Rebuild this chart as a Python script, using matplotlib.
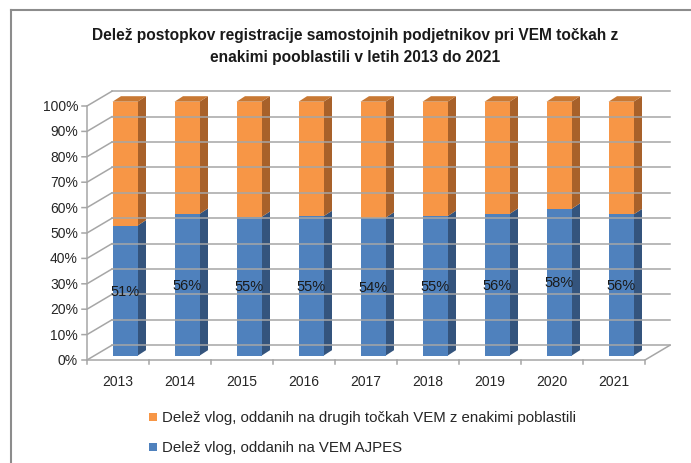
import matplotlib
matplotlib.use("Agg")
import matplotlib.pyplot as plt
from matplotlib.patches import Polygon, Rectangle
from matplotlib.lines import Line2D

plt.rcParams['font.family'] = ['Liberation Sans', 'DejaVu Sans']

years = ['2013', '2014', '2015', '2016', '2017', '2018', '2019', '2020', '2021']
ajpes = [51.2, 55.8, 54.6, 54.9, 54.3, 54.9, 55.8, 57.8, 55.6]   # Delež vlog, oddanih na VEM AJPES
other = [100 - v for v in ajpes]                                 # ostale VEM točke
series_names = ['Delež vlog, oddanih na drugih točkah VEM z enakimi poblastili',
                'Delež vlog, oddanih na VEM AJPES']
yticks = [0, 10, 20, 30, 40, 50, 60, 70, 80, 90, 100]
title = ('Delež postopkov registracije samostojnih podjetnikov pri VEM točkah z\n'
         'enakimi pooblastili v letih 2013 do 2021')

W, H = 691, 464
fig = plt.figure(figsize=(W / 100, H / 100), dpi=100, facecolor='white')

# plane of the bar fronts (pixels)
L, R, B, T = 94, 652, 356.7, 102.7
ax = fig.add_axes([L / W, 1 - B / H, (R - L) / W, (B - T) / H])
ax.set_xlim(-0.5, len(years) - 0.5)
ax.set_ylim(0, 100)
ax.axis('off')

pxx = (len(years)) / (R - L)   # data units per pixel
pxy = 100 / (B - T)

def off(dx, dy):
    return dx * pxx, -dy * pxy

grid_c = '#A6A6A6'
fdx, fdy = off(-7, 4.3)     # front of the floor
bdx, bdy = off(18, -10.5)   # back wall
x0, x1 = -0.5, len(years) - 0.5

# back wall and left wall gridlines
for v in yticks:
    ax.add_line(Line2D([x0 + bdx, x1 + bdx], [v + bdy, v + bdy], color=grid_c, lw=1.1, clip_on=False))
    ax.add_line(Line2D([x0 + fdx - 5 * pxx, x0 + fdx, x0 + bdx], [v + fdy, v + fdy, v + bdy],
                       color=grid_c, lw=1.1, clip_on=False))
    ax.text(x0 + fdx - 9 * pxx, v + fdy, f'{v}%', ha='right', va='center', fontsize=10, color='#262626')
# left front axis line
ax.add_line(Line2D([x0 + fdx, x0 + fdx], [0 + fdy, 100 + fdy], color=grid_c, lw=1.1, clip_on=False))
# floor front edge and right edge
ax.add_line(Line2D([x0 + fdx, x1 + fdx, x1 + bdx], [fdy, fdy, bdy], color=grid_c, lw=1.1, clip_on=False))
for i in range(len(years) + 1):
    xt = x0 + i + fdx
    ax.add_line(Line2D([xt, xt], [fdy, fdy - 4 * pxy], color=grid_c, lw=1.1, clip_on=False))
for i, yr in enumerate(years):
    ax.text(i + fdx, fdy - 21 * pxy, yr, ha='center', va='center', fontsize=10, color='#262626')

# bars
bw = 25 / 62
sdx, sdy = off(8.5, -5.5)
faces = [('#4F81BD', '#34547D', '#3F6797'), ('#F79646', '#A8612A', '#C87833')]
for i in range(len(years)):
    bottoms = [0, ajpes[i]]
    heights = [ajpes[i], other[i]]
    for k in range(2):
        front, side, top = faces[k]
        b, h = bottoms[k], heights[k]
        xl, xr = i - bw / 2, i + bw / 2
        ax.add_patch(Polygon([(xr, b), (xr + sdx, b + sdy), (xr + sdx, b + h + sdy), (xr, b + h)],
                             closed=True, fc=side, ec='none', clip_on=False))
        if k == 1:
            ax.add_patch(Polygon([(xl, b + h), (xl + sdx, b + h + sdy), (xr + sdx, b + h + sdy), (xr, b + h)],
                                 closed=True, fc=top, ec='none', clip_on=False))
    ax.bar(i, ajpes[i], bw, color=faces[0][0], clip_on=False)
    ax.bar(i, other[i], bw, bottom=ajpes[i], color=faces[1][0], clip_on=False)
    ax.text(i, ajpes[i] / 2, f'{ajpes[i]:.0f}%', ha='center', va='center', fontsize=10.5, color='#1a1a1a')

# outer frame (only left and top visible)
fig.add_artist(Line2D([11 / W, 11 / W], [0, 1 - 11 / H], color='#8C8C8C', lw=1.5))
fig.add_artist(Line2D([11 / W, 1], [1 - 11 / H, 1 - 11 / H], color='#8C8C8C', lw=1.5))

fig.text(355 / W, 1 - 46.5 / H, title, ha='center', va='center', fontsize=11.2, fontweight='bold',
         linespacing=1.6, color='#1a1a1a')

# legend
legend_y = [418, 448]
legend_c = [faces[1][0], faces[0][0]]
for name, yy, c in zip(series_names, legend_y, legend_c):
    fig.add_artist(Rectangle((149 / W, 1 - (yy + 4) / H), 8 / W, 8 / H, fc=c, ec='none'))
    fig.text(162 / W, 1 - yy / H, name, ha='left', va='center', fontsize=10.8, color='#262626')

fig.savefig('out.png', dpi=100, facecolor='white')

= = =

→ **TASK GOAL**
Copy all lines from the material that include "matplotlib".

→ **THE COMPLETED TASK**
Rebuild this chart as a Python script, using matplotlib.
import matplotlib
matplotlib.use("Agg")
import matplotlib.pyplot as plt
from matplotlib.patches import Polygon, Rectangle
from matplotlib.lines import Line2D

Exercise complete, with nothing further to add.